The last track on the album is the twenty-seven-minute “Der Hauch Des Lebens” and starts atmospherically in a very cold place, with synth sounds layered over each other to create a feeling of being at the edge of the solar system. The sound is very chillwave and is augmented by voice noises from Eva Maria Kagermann that makes it seem as if you are picking up radio waves while you hover over some vast world in the darker regions of space.

When the sequencer finally joins in, we are in more uplifting territory that still has a sense of sadness that only Schulze really seem to understands how to do. The album ends with some sweeping chords and jittering synths that seem to take us beyond the cosmos to infinity.

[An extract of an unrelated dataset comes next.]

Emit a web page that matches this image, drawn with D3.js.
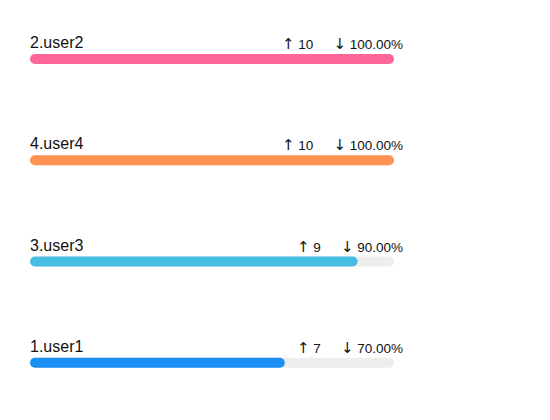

Deus Arrakis is a fitting final album for Schulze’s legacy: it is both new and vibrant and old school at the same time, and especially for those who loved his ’70s output, this album is made for you. I hope Klaus has managed to find Edgar Froese at his change of cosmic address and they are both talking over old times, how they changed to face of rock music and took us all on many different journeys in our mind.

RIP Klaus; thank you for all the wonderful music and for leaving us this final gift of an album.